**Supplied material**
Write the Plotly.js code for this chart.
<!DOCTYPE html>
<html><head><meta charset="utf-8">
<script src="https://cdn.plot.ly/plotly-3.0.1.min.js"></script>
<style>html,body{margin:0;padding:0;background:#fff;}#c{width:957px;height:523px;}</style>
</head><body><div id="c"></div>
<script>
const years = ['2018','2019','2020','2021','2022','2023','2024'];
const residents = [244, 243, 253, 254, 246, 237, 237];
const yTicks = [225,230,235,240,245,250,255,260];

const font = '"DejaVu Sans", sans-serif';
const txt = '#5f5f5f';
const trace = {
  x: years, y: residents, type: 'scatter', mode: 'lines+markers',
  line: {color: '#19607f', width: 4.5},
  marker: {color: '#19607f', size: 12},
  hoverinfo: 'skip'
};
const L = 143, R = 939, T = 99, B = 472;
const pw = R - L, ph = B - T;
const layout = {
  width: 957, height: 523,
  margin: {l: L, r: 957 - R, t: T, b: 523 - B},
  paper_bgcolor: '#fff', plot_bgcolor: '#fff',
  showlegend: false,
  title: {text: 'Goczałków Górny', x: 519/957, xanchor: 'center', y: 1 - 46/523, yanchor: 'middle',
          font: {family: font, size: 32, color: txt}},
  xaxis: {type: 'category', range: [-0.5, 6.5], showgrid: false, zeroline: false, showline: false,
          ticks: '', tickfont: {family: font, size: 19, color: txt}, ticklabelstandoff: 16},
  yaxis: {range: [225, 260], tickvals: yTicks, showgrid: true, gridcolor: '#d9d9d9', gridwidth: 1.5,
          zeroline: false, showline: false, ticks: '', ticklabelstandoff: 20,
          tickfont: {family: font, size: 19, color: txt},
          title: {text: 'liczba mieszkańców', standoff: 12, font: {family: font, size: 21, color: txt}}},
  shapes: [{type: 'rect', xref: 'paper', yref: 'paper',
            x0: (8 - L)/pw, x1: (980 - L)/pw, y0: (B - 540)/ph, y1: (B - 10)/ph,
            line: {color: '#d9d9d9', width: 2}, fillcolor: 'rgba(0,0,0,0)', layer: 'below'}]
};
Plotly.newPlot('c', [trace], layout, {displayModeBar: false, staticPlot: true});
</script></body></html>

**Exercise requirements**
Write out the entire listing exactly.

**Finished task**
Write the Plotly.js code for this chart.
<!DOCTYPE html>
<html><head><meta charset="utf-8">
<script src="https://cdn.plot.ly/plotly-3.0.1.min.js"></script>
<style>html,body{margin:0;padding:0;background:#fff;}#c{width:957px;height:523px;}</style>
</head><body><div id="c"></div>
<script>
const years = ['2018','2019','2020','2021','2022','2023','2024'];
const residents = [244, 243, 253, 254, 246, 237, 237];
const yTicks = [225,230,235,240,245,250,255,260];

const font = '"DejaVu Sans", sans-serif';
const txt = '#5f5f5f';
const trace = {
  x: years, y: residents, type: 'scatter', mode: 'lines+markers',
  line: {color: '#19607f', width: 4.5},
  marker: {color: '#19607f', size: 12},
  hoverinfo: 'skip'
};
const L = 143, R = 939, T = 99, B = 472;
const pw = R - L, ph = B - T;
const layout = {
  width: 957, height: 523,
  margin: {l: L, r: 957 - R, t: T, b: 523 - B},
  paper_bgcolor: '#fff', plot_bgcolor: '#fff',
  showlegend: false,
  title: {text: 'Goczałków Górny', x: 519/957, xanchor: 'center', y: 1 - 46/523, yanchor: 'middle',
          font: {family: font, size: 32, color: txt}},
  xaxis: {type: 'category', range: [-0.5, 6.5], showgrid: false, zeroline: false, showline: false,
          ticks: '', tickfont: {family: font, size: 19, color: txt}, ticklabelstandoff: 16},
  yaxis: {range: [225, 260], tickvals: yTicks, showgrid: true, gridcolor: '#d9d9d9', gridwidth: 1.5,
          zeroline: false, showline: false, ticks: '', ticklabelstandoff: 20,
          tickfont: {family: font, size: 19, color: txt},
          title: {text: 'liczba mieszkańców', standoff: 12, font: {family: font, size: 21, color: txt}}},
  shapes: [{type: 'rect', xref: 'paper', yref: 'paper',
            x0: (8 - L)/pw, x1: (980 - L)/pw, y0: (B - 540)/ph, y1: (B - 10)/ph,
            line: {color: '#d9d9d9', width: 2}, fillcolor: 'rgba(0,0,0,0)', layer: 'below'}]
};
Plotly.newPlot('c', [trace], layout, {displayModeBar: false, staticPlot: true});
</script></body></html>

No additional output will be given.